Defensive Programming

General

  • Does the routine protect itself from bad input data?
  • Have you used assertions to document assumptions, including preconditions and postconditions?
  • Have assertions been used only to document conditions that should never occur?
  • Does the architecture or high-level design specify a specific set of error handling techniques?
  • Does the architecture or high-level design specify whether error handling should favor robustness or correctness?
  • Have barricades been created to contain the damaging effect of errors and reduce the amount of code that has to be concerned about error processing?
  • Have debugging aids been used in the code?
  • Have debugging aids been installed in such a way that they can be activated or deactivated without a great deal of fuss?
  • Is the amount of Defensive Programming code appropriate—neither too much nor too little?
  • Have you used offensive-programming techniques to make errors difficult to overlook during development?

Exceptions

  • Has your project defined a standardized approach to exception handling?
  • Have you considered alternatives to using an exception?
  • Is the error handled locally rather than throwing a nonlocal exception, if possible?
  • Does the code avoid throwing exceptions in constructors and destructors?
  • Are all exceptions at the appropriate levels of abstraction for the routines that throw them?
  • Does each exception include all relevant exception background information?
  • Is the code free of empty catch blocks? (Or if an empty catch block truly is appropriate, is it documented?)

Security

  • Does the code that checks for bad input data check for attempted buffer overflows, SQL injection, HTML injection, integer overflows, and other malicious inputs?
  • Are all error-return codes checked?
  • Are all exceptions caught?
  • Do error messages avoid providing information that would help an attacker break into the system?

Pseudocode

  • Have you checked that the prerequisites have been satisfied?
  • Have you defined the problem that the class will solve?
  • Is the high-level design clear enough to give the class and each of its routines a good name?\
  • Have you thought about how to test the class and each of its routines?
  • Have you thought about efficiency mainly in terms of stable interfaces and readable implementations or mainly in terms of meeting resource and speed budgets?
  • Have you checked the standard libraries and other code libraries for applicable routines or components?
  • Have you checked reference books for helpful algorithms?
  • Have you designed each routine by using detailed pseudocode?
  • Have you mentally checked the pseudocode?
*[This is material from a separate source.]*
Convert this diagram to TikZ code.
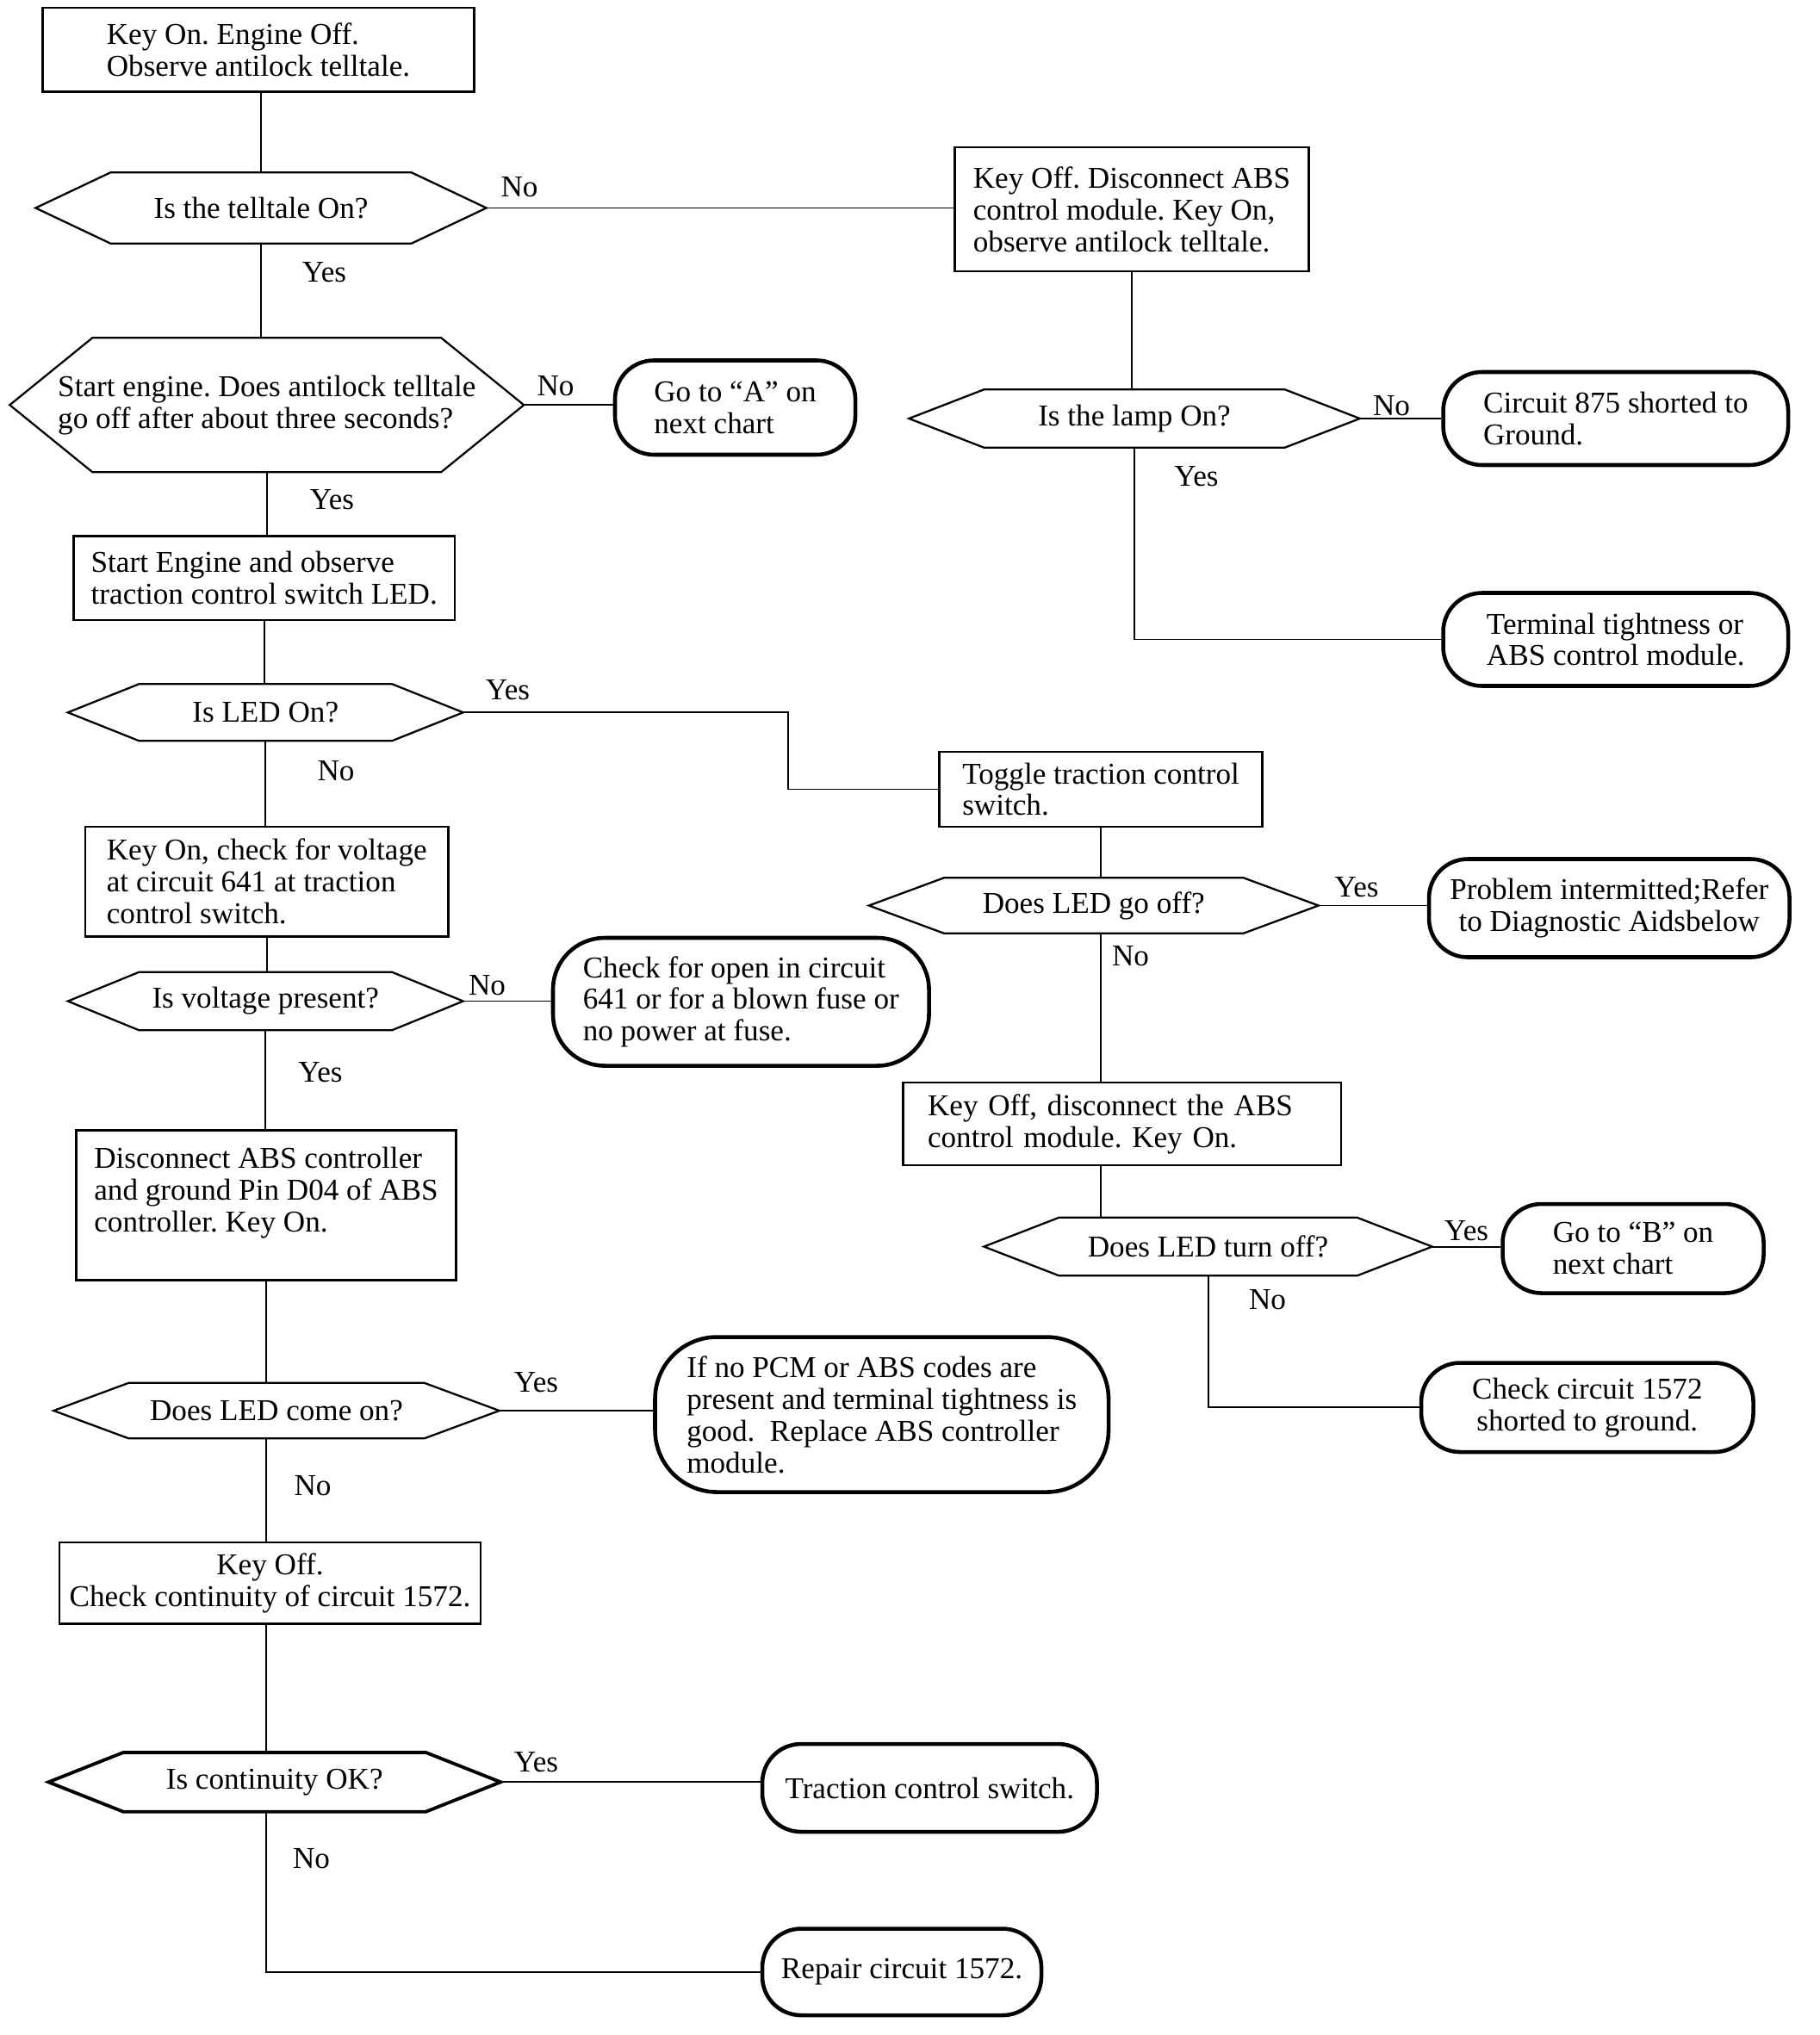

Is it easy to understand?
  • Have you paid attention to warnings that would send you back to design (use of global data, operations that seem better suited to another class or another routine, and so on)?
  • Did you translate the pseudocode to code accurately?
  • Did you apply the pseudocode process recursively, breaking routines into smaller routines when needed?
  • Did you document assumptions as you made them?
  • Did you remove comments that turned out to be redundant?
  • Have you chosen the best of several iterations, rather than merely stopping after your first iteration?
  • Do you thoroughly understand your code? Is it easy to understand?